Please note, if at any point the state of the `TimePixFly` backend transitions to `error`, we will automatically raise an exception with the error message and stop the scan. The error will be forwarded to BEC.
### Complete
As this is called once the full scan is done, `on_complete()` waits for the camera to become `DONE`. If HDF5 is enabled, it also waits for capture to stop, file writing to finish, the write status to remain successful, and the expected image count to be captured. If XES is enabled, it waits for TimePixFly to be back in `config`. We also check that there is no error state in the writer, which can for example happen if there are file permission issues for the writer path.
### Stop and destroy
`on_stop()` stops camera acquisition, stops HDF5 capture, and asks the backend to stop any running collection when XES is enabled.

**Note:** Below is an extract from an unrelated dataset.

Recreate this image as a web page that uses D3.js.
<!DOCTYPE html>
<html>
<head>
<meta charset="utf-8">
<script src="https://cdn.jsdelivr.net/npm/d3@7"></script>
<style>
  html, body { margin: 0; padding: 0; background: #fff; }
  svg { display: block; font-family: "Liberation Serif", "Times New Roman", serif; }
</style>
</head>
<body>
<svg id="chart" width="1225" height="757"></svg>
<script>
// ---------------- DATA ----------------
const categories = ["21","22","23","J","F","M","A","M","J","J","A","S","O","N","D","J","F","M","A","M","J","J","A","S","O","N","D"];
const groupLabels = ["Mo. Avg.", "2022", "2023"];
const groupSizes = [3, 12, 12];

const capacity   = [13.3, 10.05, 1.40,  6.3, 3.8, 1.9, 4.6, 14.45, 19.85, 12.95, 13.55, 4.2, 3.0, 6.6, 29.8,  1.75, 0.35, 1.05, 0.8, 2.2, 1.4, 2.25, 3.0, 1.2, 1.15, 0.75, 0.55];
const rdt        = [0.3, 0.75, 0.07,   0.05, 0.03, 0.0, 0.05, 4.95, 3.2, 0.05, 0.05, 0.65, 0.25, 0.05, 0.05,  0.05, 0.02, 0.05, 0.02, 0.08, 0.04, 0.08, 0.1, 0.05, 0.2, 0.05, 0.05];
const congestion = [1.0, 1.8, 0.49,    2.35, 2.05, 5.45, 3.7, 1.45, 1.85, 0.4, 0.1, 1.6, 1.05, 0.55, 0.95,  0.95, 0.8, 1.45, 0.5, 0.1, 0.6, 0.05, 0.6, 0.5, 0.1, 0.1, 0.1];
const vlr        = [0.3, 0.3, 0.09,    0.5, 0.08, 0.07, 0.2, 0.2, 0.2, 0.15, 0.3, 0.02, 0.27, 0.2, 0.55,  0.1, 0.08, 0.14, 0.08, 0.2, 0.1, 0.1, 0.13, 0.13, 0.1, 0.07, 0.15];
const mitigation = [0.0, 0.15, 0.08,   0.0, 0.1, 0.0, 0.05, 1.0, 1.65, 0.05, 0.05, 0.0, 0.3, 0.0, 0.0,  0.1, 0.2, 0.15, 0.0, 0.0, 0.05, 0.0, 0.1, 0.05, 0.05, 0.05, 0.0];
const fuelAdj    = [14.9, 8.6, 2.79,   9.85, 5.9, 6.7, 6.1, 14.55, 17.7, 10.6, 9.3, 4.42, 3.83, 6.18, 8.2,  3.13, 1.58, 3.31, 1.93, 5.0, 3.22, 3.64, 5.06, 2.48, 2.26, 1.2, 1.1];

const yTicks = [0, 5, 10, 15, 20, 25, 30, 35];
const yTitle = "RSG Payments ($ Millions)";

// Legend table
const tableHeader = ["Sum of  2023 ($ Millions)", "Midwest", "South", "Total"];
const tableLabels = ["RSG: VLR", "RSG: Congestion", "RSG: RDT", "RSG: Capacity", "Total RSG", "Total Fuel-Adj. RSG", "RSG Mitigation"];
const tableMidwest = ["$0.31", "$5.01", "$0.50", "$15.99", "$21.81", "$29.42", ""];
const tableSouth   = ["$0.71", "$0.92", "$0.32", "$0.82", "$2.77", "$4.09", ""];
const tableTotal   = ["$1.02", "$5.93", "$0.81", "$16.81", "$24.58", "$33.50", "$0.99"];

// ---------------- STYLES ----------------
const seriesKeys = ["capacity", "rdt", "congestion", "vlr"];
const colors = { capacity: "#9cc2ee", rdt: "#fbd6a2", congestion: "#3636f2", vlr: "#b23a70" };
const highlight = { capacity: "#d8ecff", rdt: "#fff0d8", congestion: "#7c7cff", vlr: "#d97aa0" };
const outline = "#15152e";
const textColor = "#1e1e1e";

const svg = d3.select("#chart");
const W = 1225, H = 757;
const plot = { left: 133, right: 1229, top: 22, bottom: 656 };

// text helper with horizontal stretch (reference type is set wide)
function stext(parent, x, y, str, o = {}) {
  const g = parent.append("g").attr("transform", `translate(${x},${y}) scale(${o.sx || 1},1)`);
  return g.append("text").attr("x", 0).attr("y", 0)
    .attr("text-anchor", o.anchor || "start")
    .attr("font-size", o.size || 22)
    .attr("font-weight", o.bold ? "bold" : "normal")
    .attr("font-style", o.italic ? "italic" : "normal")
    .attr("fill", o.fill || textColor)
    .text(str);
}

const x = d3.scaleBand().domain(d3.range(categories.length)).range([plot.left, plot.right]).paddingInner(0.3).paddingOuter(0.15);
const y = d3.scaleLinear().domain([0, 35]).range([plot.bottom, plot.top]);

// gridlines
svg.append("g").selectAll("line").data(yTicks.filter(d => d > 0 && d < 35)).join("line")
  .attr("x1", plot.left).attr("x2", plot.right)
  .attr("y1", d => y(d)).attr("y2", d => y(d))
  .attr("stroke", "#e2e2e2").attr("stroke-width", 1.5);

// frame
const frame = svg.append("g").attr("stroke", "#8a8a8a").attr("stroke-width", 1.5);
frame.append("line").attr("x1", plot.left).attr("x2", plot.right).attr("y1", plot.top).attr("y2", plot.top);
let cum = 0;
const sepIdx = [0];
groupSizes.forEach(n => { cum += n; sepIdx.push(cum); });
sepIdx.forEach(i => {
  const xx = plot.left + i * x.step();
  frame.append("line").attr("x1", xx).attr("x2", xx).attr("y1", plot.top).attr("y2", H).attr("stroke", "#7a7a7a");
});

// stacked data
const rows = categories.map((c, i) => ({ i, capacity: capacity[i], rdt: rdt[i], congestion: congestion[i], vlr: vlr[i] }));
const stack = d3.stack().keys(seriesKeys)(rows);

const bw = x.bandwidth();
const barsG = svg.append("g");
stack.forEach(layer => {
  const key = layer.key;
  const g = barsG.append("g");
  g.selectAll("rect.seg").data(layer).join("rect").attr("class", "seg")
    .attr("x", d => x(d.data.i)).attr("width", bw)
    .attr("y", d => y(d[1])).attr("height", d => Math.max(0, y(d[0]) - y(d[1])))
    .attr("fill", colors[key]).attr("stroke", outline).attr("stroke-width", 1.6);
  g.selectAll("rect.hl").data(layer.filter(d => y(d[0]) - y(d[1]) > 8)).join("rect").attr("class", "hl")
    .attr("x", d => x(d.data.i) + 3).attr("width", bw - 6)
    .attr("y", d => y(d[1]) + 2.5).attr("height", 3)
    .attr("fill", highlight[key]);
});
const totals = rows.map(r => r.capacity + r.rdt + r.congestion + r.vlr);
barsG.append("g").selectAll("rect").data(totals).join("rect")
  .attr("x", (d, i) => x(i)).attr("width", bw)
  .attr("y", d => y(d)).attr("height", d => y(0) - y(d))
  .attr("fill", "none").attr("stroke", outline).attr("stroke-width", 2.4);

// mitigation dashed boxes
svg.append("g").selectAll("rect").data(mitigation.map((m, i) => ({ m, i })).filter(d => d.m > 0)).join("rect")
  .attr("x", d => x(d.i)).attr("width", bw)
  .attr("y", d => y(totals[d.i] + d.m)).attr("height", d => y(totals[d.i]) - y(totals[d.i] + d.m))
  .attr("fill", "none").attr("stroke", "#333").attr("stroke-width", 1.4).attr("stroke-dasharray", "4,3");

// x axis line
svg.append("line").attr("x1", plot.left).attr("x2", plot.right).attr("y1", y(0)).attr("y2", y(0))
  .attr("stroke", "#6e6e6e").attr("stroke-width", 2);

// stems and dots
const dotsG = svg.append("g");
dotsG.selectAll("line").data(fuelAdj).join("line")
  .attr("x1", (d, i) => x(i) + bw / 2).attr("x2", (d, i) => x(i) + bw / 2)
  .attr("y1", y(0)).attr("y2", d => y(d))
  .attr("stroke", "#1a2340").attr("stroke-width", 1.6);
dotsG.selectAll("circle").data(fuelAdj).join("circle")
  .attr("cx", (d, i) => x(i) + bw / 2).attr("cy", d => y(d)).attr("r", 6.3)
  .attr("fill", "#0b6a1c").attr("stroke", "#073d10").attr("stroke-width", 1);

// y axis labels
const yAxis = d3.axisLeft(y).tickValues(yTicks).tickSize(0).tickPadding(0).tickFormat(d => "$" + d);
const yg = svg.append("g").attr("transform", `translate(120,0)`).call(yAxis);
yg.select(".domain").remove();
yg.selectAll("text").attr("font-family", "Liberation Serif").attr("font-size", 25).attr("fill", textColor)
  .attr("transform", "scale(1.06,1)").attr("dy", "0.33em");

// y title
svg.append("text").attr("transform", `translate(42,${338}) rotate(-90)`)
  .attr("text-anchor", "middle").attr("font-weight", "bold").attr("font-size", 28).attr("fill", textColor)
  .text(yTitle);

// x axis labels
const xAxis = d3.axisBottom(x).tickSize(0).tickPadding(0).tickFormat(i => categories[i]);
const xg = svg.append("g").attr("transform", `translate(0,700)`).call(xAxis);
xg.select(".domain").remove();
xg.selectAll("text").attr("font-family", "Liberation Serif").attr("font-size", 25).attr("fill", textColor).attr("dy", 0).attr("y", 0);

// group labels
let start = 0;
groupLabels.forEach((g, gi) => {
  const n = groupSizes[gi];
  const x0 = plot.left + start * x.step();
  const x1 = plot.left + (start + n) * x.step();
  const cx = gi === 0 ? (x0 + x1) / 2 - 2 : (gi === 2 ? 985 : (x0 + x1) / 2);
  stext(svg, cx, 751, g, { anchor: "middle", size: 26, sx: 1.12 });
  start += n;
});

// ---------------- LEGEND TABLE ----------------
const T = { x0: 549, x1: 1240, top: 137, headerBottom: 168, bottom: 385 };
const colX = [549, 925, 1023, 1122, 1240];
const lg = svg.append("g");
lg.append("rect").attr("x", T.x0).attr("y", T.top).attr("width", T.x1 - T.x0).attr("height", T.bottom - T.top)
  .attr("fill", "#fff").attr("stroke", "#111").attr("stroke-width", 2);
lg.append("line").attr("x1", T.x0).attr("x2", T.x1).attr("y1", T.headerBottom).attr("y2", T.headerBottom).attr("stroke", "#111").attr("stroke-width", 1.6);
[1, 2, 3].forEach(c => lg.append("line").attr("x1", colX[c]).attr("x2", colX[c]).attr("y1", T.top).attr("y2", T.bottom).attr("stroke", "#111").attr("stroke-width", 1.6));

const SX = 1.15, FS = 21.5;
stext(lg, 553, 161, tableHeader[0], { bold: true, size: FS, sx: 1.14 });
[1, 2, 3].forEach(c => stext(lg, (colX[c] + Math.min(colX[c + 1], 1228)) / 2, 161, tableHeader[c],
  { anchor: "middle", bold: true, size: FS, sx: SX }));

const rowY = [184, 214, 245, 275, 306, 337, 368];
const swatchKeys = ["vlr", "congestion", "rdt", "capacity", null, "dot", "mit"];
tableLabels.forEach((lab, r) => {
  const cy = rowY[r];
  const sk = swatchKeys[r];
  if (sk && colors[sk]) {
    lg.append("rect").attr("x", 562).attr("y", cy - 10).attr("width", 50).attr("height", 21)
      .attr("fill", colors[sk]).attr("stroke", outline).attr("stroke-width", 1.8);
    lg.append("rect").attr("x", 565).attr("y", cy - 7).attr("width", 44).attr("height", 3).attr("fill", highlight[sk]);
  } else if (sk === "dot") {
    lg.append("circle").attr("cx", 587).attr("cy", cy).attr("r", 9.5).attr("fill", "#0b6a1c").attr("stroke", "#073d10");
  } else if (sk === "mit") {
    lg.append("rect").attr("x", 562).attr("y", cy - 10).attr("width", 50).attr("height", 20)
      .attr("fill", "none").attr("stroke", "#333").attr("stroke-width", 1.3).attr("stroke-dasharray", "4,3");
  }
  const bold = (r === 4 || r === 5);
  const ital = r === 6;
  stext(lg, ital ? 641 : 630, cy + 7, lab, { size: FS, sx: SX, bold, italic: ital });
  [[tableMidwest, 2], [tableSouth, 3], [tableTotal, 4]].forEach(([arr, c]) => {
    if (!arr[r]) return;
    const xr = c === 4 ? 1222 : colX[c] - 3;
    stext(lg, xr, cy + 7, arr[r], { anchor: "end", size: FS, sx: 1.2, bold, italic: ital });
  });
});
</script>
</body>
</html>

`on_destroy()` stops acquisition and capture, stops preview polling, and destroys backend resources.
## XES data callbacks
The idea behind the integration is that the `TimePixFlyBackend` class allows high-level classes to register callbacks to received the `StartFrame`, `XesData`, and `EndFrame` messages from `TimePixFly`. They can then parse the data from these messages as they see fit. The mechanism works through registering a callback function to the backend, which gets called with all the relevant data once an `EndFrame` message is received. This allows the backend to buffer all the incoming messages for one acquisition and then call the callback once all data is available.
In the current implementation, the `msg_buffer_callback()` builds the BEC-facing XES arrays:
1. It reads `NumEnergyPoints`, `TRoiN`, `save_interval`, and the collected `XesData` frames.
2. It sums `TDSpectra` values into a `(TRoiN, NumEnergyPoints)` array.
3. It publishes `tds_period`, `total_periods`, `total_events`, `xes_data`, and `xes_spectra`.
4. If there are eight energy points, it publishes two grouped spectra: energy points `0:4` and `4:8`.
If the signals change, they have to be adapted in this callback method. We currently have for example that if there are eight energy points, we publish two grouped spectra. The grouping here is the left and right half of the detector. This was written for the default pixel map, but it will obviously not true for an arbitrary pixel map with eight energy points.
### Image data callbacks
Two image-derived signals are updated from the areaDetector image plugin:
- The preview polling thread watches `image.unique_id`, reads `image.array_data`, reshapes it using the plugin array size, and publishes the 2D `preview`.
- The `image.unique_id` subscription computes a 1D `static_spectra` signal by summing the reshaped image along one axis.
## Operational notes
- `MIN_DETECTOR_READOUT_TIME` is `2.1e-3` seconds. Scan exposure times must be larger than this value.
- `enable_xes` controls the TDC/raw-stream settings and whether the TimePixFly backend participates in stage, trigger, complete, and stop.
- Image writing is independent of XES processing and is controlled through the HDF5 plugin enable signal or `set_enable_image_writing()`.
- The current default Redis topic for TimePixFly raw data is `public/timepix_fly_backend/raw_data`.
- The backend REST URL and BEC host name must be reachable from both the BEC server and the TimePixFly service.